Meski menyadari tidak mudah menjalani profesi ini di tengah kemajuan teknologi, Teddy merasa tetap memiliki peluang untuk mengais rezeki di Monas.

Menurutnya, masa liburan sekolah merupakan masa yang paling dinanti-nantikan karena Monas akan dibanjiri para pengunjung dari luar kota.

"Tidak semua orang memiliki kamera, terkadang masih ada juga orang-orang dari daerah yang ingin fotonya langsung jadi," ujar Teddy.

Menurutnya, para juru foto dituntut lebih kreatif dalam menghadapi kemajuan zaman ini, seperti beralih dari kamera digital ke kamera LSR untuk menarik minat pengunjung.

Selain itu, harus memiliki printer (mesin pencetak) sendiri sehingga pengunjung dapat secara langsung mendapatkan hasilnya.

Untuk itu, Teddy mengeluarkan dana relatif besar yakni untuk printer portable Cannon seharga Rp1,4 juta, dan kamera LSR Canon 1100 seharga Rp4,8 juta, dan membeli tinta sekitar Rp400 ribu per bulan.

"Saat ini semua juru foto di Monas sudah pakai kamera LSR," kata Teddy.

Punya Organisasi
Sementara, untuk menjaga kelangsungan profesi juru foto di Monas, Teddy dan rekan-rekannya sepakat membentuk organisasi Fotografer Monas pada 2007.

Organisasi ini memiliki aturan yang cukup ketat karena membatasi jumlah anggota hanya 33 orang.

Pembatasan jumlah anggota ini untuk menjaga pendapatan harian dari juru foto Monas yang semakin sulit untuk hidup layak.

"Jumlah juru foto tidak boleh ditambah, saat bertugas harus menggunakan rompi juru foto monas, dan harus mematok harga Rp15.000 per foto. Itulah aturan tegasnya," kata Teddy.

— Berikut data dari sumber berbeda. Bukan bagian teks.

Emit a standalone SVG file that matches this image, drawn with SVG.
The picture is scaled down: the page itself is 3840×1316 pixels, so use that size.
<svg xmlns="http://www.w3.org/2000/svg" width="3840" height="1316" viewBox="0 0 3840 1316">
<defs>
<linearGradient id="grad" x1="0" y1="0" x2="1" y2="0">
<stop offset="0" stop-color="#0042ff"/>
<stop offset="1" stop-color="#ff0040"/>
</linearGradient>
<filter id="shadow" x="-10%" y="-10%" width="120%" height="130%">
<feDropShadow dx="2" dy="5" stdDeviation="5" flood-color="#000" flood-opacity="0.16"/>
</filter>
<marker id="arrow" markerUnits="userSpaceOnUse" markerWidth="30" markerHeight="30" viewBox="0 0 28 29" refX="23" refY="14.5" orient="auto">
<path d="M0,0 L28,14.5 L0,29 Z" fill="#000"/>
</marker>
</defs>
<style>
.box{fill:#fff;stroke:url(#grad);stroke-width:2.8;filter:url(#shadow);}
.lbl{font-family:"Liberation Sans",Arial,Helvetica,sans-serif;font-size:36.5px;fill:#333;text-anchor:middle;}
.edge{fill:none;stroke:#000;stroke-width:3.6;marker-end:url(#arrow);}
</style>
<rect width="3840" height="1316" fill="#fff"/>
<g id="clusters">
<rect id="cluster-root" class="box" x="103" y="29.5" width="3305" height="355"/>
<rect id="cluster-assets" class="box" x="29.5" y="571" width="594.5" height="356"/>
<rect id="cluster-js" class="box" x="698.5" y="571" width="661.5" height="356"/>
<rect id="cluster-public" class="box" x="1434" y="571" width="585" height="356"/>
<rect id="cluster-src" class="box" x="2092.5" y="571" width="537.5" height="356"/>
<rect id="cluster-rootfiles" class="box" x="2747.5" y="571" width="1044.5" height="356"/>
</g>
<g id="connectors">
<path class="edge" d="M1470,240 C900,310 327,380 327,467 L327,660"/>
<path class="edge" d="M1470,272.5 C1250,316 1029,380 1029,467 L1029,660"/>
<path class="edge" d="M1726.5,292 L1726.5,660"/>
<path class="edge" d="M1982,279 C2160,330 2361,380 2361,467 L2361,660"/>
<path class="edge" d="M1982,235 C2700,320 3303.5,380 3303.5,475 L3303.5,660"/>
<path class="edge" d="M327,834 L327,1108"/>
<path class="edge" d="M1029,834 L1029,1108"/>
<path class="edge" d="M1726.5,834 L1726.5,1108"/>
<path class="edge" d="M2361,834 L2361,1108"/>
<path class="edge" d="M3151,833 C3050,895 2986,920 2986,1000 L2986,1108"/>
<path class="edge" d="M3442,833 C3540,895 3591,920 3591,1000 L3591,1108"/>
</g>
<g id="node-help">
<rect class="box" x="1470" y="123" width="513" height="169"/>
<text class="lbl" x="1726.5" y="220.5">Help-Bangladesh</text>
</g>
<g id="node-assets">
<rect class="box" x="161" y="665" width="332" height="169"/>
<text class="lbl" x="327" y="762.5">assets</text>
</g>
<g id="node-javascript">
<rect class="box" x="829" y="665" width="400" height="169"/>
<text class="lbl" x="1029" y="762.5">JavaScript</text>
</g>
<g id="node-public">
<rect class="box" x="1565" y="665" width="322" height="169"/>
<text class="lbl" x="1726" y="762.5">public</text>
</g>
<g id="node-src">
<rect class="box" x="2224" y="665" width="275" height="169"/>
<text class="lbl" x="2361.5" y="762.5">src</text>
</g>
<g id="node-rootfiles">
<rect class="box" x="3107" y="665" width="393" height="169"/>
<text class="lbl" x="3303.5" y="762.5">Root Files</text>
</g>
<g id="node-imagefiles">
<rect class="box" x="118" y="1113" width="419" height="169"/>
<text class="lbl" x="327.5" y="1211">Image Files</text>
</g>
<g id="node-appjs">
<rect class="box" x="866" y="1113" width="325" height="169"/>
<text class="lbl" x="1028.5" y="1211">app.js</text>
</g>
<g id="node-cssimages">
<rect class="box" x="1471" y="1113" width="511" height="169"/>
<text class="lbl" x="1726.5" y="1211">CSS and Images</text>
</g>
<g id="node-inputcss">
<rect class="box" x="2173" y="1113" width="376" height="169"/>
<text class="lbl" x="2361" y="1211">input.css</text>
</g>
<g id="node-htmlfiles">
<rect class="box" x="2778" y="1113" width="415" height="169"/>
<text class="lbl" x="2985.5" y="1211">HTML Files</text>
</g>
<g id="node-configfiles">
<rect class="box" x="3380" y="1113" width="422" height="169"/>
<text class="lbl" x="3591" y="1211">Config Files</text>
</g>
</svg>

Selain itu, komunitas ini juga menjunjung etika dalam menjual jasa, seperti tidak boleh menyerobot "pasien" (pengunjung, red) teman, dan dengan iklas memberikan pasien kepada teman yang belum mendapatkan pemasukan.

"Yang sudah dapat sebaiknya kasih teman yang belum dapat, supaya tetap rukun. Jika tidak begini nanti bisa berkelahi," ujar dia.

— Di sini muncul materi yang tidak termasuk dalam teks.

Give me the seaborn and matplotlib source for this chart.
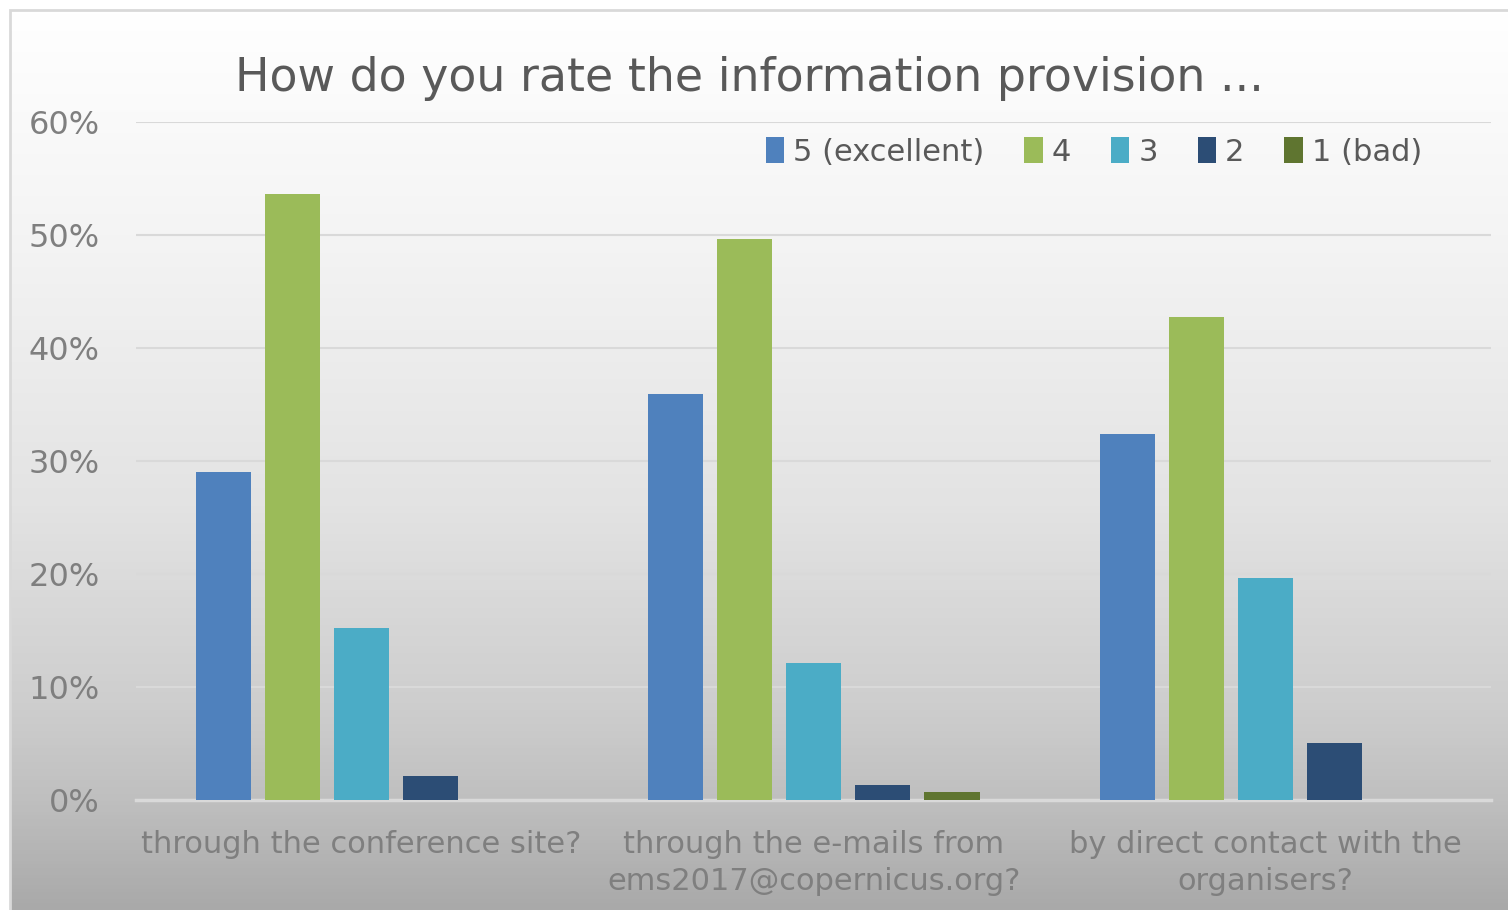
import matplotlib.pyplot as plt
import numpy as np
import pandas as pd
import seaborn as sns
from matplotlib.colors import LinearSegmentedColormap
from matplotlib.patches import Rectangle

# Data (percent of answers)
questions = ['through the conference site?',
             'through the e-mails from\nems2017@copernicus.org?',
             'by direct contact with the\norganisers?']
ratings = ['5 (excellent)', '4', '3', '2', '1 (bad)']
excellent = [29.0, 35.9, 32.4]
four = [53.6, 49.6, 42.7]
three = [15.2, 12.1, 19.6]
two = [2.1, 1.3, 5.0]
bad = [0.0, 0.7, 0.0]
colors = ['#4F81BD', '#9BBB59', '#4BACC6', '#2C4D75', '#5F7530']

df = pd.DataFrame({'question': questions * 5,
                   'rating': np.repeat(ratings, 3),
                   'value': excellent + four + three + two + bad})

sns.set_theme(style='white')
plt.rcParams['font.family'] = ['DejaVu Sans']

fig = plt.figure(figsize=(15.08, 9.10), dpi=100)

# Background gradient with light frame
bg = fig.add_axes([0, 0, 1, 1], zorder=-10)
bg.set_axis_off()
cmap = LinearSegmentedColormap.from_list(
    'bg', [(0, '#ffffff'), (0.25, '#f4f4f4'), (0.55, '#e3e3e3'),
           (0.78, '#cdcdcd'), (0.88, '#bfbfbf'), (1, '#a9a9a9')])
grad = np.linspace(0, 1, 256).reshape(-1, 1)
bg.imshow(grad, cmap=cmap, aspect='auto', extent=[10 / 1508, 1, 0, 1 - 10 / 910])
bg.add_patch(Rectangle((10 / 1508, -0.01), 1.0, 1 - 10 / 910 + 0.01,
                       fill=False, edgecolor='#d9d9d9', lw=2))
bg.set_xlim(0, 1)
bg.set_ylim(0, 1)

ax = fig.add_axes([0.090, 0.121, 0.899, 0.745])
ax.patch.set_alpha(0)
sns.barplot(data=df, x='question', y='value', hue='rating', palette=colors,
            saturation=1, linewidth=0, width=0.765, gap=0.2, ax=ax,
            legend=True, zorder=3)

ax.set_ylim(0, 60)
ax.set_yticks(range(0, 61, 10))
ax.set_yticklabels([f'{v}%' for v in range(0, 61, 10)])
ax.yaxis.grid(True, color='#d9d9d9', lw=1.5, zorder=0)
ax.set_axisbelow(True)
for s in ['top', 'right', 'left']:
    ax.spines[s].set_visible(False)
ax.spines['bottom'].set_color('#d9d9d9')
ax.spines['bottom'].set_linewidth(2.5)
ax.set_xlabel('')
ax.set_ylabel('')
ax.tick_params(axis='y', colors='#7f7f7f', labelsize=23, length=0, pad=26)
ax.tick_params(axis='x', colors='#7f7f7f', labelsize=22, length=0, pad=22)
for t in ax.get_yticklabels():
    t.set_color('#7f7f7f')
for t in ax.get_xticklabels():
    t.set_color('#7f7f7f')
    t.set_linespacing(1.35)

handles, labels = ax.get_legend_handles_labels()
ax.get_legend().remove()
fig.legend(handles, labels, loc='center', bbox_to_anchor=(1094 / 1508, 0.833),
           ncol=5, frameon=False, fontsize=22, handlelength=0.6, handleheight=0.9,
           handletextpad=0.3, columnspacing=1.3, labelcolor='#595959')

fig.text(0.497, 0.914, 'How do you rate the information provision ...',
         ha='center', va='center', fontsize=33, color='#595959')

fig.savefig('out.png', dpi=100)
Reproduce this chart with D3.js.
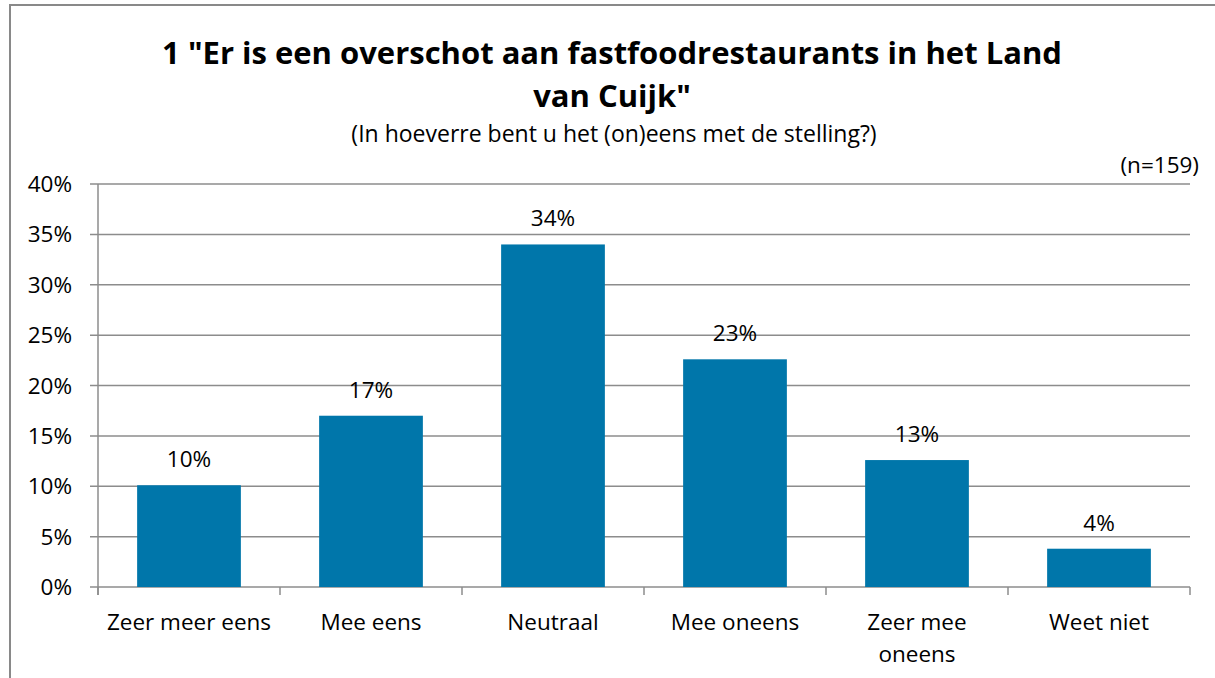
<!DOCTYPE html>
<html>
<head>
<meta charset="utf-8">
<script src="https://cdn.jsdelivr.net/npm/d3@7"></script>
<style>
  body { margin: 0; background: #fff; }
  text { font-family: "Open Sans", Lato, sans-serif; fill: #000; }
</style>
</head>
<body>
<div id="chart-area"></div>
<script>
const W = 1215, H = 678
const MARGIN = { LEFT: 98, RIGHT: 25, TOP: 184, BOTTOM: 91 }
const FS = "22.5px"

// data (n=159)
const categories = ["Zeer meer eens", "Mee eens", "Neutraal", "Mee oneens", "Zeer mee oneens", "Weet niet"]
const values = [10.1, 17.0, 34.0, 22.6, 12.6, 3.8]
const labels = ["10%", "17%", "34%", "23%", "13%", "4%"]
const yTicks = [0, 5, 10, 15, 20, 25, 30, 35, 40]

const svg = d3.select("#chart-area").append("svg")
  .attr("width", W)
  .attr("height", H)

// outer chart frame (runs off the page right and bottom)
svg.append("rect")
  .attr("x", 10).attr("y", 5)
  .attr("width", W + 20).attr("height", H + 20)
  .attr("fill", "none")
  .attr("stroke", "#898989")
  .attr("stroke-width", 2)

// titles
svg.append("text")
  .attr("x", 612).attr("y", 64)
  .attr("text-anchor", "middle")
  .style("font-size", "31px").style("font-weight", "bold")
  .text('1 "Er is een overschot aan fastfoodrestaurants in het Land')
svg.append("text")
  .attr("x", 612).attr("y", 107)
  .attr("text-anchor", "middle")
  .style("font-size", "31px").style("font-weight", "bold")
  .text('van Cuijk"')
svg.append("text")
  .attr("x", 614).attr("y", 142)
  .attr("text-anchor", "middle")
  .style("font-size", "23px")
  .text("(In hoeverre bent u het (on)eens met de stelling?)")
svg.append("text")
  .attr("x", 1199).attr("y", 173)
  .attr("text-anchor", "end")
  .style("font-size", FS)
  .text("(n=159)")

const g = svg.append("g")
  .attr("transform", `translate(${MARGIN.LEFT},${MARGIN.TOP})`)

const width = 1190 - MARGIN.LEFT
const height = H - MARGIN.TOP - MARGIN.BOTTOM

const x = d3.scaleBand()
  .domain(categories)
  .range([0, width])
  .paddingInner(0.43)
  .paddingOuter(0.215)

const y = d3.scaleLinear()
  .domain([0, 40])
  .range([height, 0])

// gridlines
g.selectAll(".grid")
  .data(yTicks)
  .join("line")
  .attr("x1", -8).attr("x2", width)
  .attr("y1", d => y(d)).attr("y2", d => y(d))
  .attr("stroke", "#8c8c8c")
  .attr("stroke-width", 1.5)

// y axis line
g.append("line")
  .attr("x1", 0).attr("x2", 0)
  .attr("y1", 0).attr("y2", height + 8)
  .attr("stroke", "#8c8c8c").attr("stroke-width", 1.5)

// y labels
g.selectAll(".ylab")
  .data(yTicks)
  .join("text")
  .attr("x", -26)
  .attr("y", d => y(d) + 8)
  .attr("text-anchor", "end")
  .style("font-size", FS)
  .text(d => d + "%")

// bars
g.selectAll(".bar")
  .data(values)
  .join("rect")
  .attr("x", (d, i) => x(categories[i]))
  .attr("y", d => y(d))
  .attr("width", x.bandwidth())
  .attr("height", d => height - y(d))
  .attr("fill", "#0076aa")

// x tick marks at category boundaries
const step = width / categories.length
g.selectAll(".xtick")
  .data(d3.range(categories.length + 1))
  .join("line")
  .attr("x1", i => i * step).attr("x2", i => i * step)
  .attr("y1", height).attr("y2", height + 8)
  .attr("stroke", "#8c8c8c").attr("stroke-width", 1.5)

// value labels
g.selectAll(".vlab")
  .data(values)
  .join("text")
  .attr("x", (d, i) => x(categories[i]) + x.bandwidth() / 2)
  .attr("y", d => y(d) - 18)
  .attr("text-anchor", "middle")
  .style("font-size", FS)
  .text((d, i) => labels[i])

// category labels (wrap "Zeer mee oneens")
const catLines = [["Zeer meer eens"], ["Mee eens"], ["Neutraal"], ["Mee oneens"], ["Zeer mee", "oneens"], ["Weet niet"]]
g.selectAll(".xlab")
  .data(categories)
  .join("text")
  .attr("x", d => x(d) + x.bandwidth() / 2)
  .attr("y", height + 43)
  .attr("text-anchor", "middle")
  .style("font-size", FS)
  .each(function (d, i) {
    d3.select(this).selectAll("tspan")
      .data(catLines[i])
      .join("tspan")
      .attr("x", x(d) + x.bandwidth() / 2)
      .attr("dy", (t, j) => j === 0 ? 0 : 32)
      .text(t => t)
  })
</script>
</body>
</html>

Catrin (45), pengunjung asal Wamena, Papua, mengatakan memilih menggunakan jasa juru foto karena ingin mendapatkan hasil fotonya secara langsung.

"Saya ingin langsung dapat fotonya, dari pada foto sendiri repot harus pergi buat cetak. Ini pulang bisa langsung kasih lihat keluarga," kata Catrin.

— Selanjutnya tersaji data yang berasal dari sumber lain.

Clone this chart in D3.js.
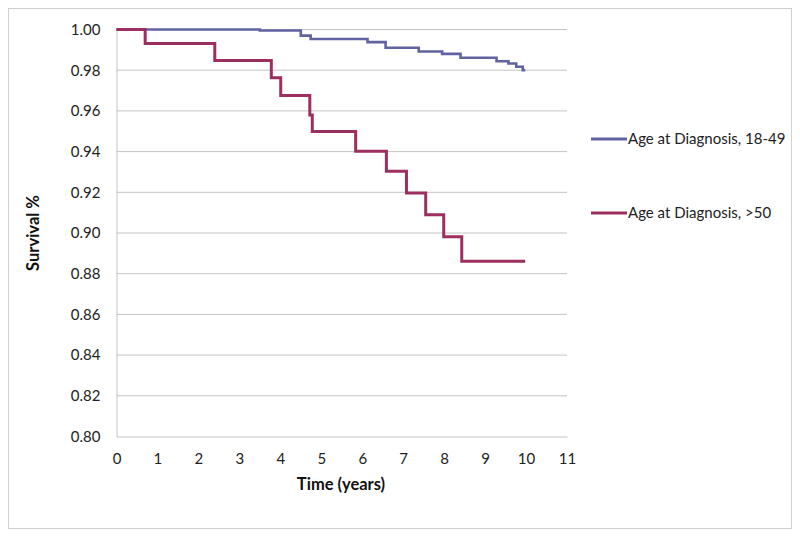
<!DOCTYPE html>
<html><head><meta charset="utf-8">
<script src="https://cdn.jsdelivr.net/npm/d3@7"></script>
<style>body{margin:0;background:#fff;} text{font-family:Lato,"Open Sans",sans-serif;}</style>
</head><body>
<svg id="c" width="800" height="537"></svg>
<script>
const seriesNames = ["Age at Diagnosis, 18-49", "Age at Diagnosis, >50"];
const blueTimes = [0, 3.5, 4.5, 4.74, 6.13, 6.57, 7.38, 7.95, 8.4, 9.28, 9.57, 9.76, 9.92, 9.98];
const blueValues = [1.0, 0.9995, 0.997, 0.9953, 0.9938, 0.991, 0.9892, 0.988, 0.9861, 0.9844, 0.9833, 0.9817, 0.980, 0.980];
const redTimes = [0, 0.7, 2.4, 3.78, 4.01, 4.72, 4.78, 5.84, 6.59, 7.08, 7.55, 7.99, 8.43, 9.98];
const redValues = [1.0, 0.9931, 0.9848, 0.9763, 0.9676, 0.958, 0.9499, 0.9402, 0.9304, 0.9197, 0.909, 0.8981, 0.8861, 0.8861];
const xTicks = [0,1,2,3,4,5,6,7,8,9,10,11];
const yTicks = [0.80,0.82,0.84,0.86,0.88,0.90,0.92,0.94,0.96,0.98,1.00];
const colors = ["#6163a0", "#9c2f5f"];

const svg = d3.select("#c");
svg.append("rect").attr("x",8.5).attr("y",8.5).attr("width",783).attr("height",520)
  .attr("fill","#fff").attr("stroke","#d0d0d0");

const x = d3.scaleLinear().domain([0,11]).range([116.5,567]);
const y = d3.scaleLinear().domain([0.80,1.00]).range([436.5,29.5]);

// gridlines
svg.append("g").selectAll("line").data(yTicks.filter(d=>d>0.801)).join("line")
  .attr("x1",x(0)).attr("x2",x(11)).attr("y1",d=>y(d)).attr("y2",d=>y(d))
  .attr("stroke","#c4c4c4").attr("stroke-width",1);

// axes
const xAxis = d3.axisBottom(x).tickValues(xTicks).tickFormat(d3.format("d")).tickSize(0).tickPadding(17);
const gx = svg.append("g").attr("transform",`translate(0,${y(0.80)})`).call(xAxis);
gx.select(".domain").attr("stroke","#c4c4c4");
gx.selectAll("text").attr("font-size",15).attr("fill","#222").style("font-family","Lato,sans-serif");

const yAxis = d3.axisLeft(y).tickValues(yTicks).tickFormat(d3.format(".2f")).tickSize(0).tickPadding(16);
const gy = svg.append("g").attr("transform",`translate(${x(0)},0)`).call(yAxis);
gy.select(".domain").attr("stroke","#c4c4c4");
gy.selectAll("text").attr("font-size",15).attr("fill","#222").style("font-family","Lato,sans-serif");

// lines
const line = d3.line().x(d=>x(d[0])).y(d=>y(d[1])).curve(d3.curveStepAfter);
const series = [d3.zip(blueTimes, blueValues), d3.zip(redTimes, redValues)];
svg.append("path").datum(series[0]).attr("d",line).attr("fill","none").attr("stroke",colors[0]).attr("stroke-width",2.6);
svg.append("path").datum(series[1]).attr("d",line).attr("fill","none").attr("stroke",colors[1]).attr("stroke-width",3);

// axis titles
svg.append("text").attr("x",341).attr("y",490).attr("text-anchor","middle")
  .attr("font-size",16.5).attr("font-weight","bold").attr("fill","#111").text("Time (years)");
svg.append("text").attr("transform","translate(39,233) rotate(-90)").attr("text-anchor","middle")
  .attr("font-size",16.5).attr("font-weight","bold").attr("fill","#111").text("Survival %");

// legend
const ly = [139, 213];
seriesNames.forEach((n,i)=>{
  svg.append("line").attr("x1",591).attr("x2",627).attr("y1",ly[i]).attr("y2",ly[i])
    .attr("stroke",colors[i]).attr("stroke-width",3);
  svg.append("text").attr("x",628).attr("y",ly[i]+5).attr("font-size",15).attr("fill","#222").text(n);
});
</script>
</body></html>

Pada kesempatan itu, Catrin dan putrinya yang berusia 10 tahun, Stephenie, mengabadikan momen di Monas dengan bergaya layaknya model.

Teddy, si juru foto yang menjadi pengarah gaya mengajarkan Stephenie untuk berpura-pura seolah-olah memegang puncak tugu Monas.

"Fotonya bagus, seperti pegang Monas padahal cuma pura-pura," kata Stephenie setelah melihat hasil fotonya.

    
Tetap dibutuhkan
Kepala Suku Dinas Pariwisata Jakarta Pusat Triyogo Prasetyo mengatakan keberadaan juru foto di Monas tetap dibutuhkan karena bagian dari penunjang bisnis pariwisata ibu kota.

"Suatu area wisata itu pada prinsipnya harus lengkap, dan keberadaan juru foto ini adalah pelengkap, disamping Monas-nya sendiri yang menjadi ikon Kota Jakarta. Ke depan akan dilakukan berbagai penyempurnaan di kawasan Monas, untuk juru fotonya saya kira sudah bagus," kata dia.

Ia menambahkan, Kawasan Monas telah menjadi destinasi wisata di Jakpus bersama tujuh kawasan lainnya yakni kawasan Pasar Baru, Kemayoran, Tanah Abang, Jalan Jaksa, Senen, Lapangan Banteng, Thamrin dan Menteng.

"Pada prinsipnya, area wisata itu harus memberikan kenyamanan dan kesenangan bagi pengunjungnya. Keberadaan juru foto di Monas sendiri pada prinsipnya sangat membantu menjadikan kawasan ini sebagai destinasi wisata," kata dia.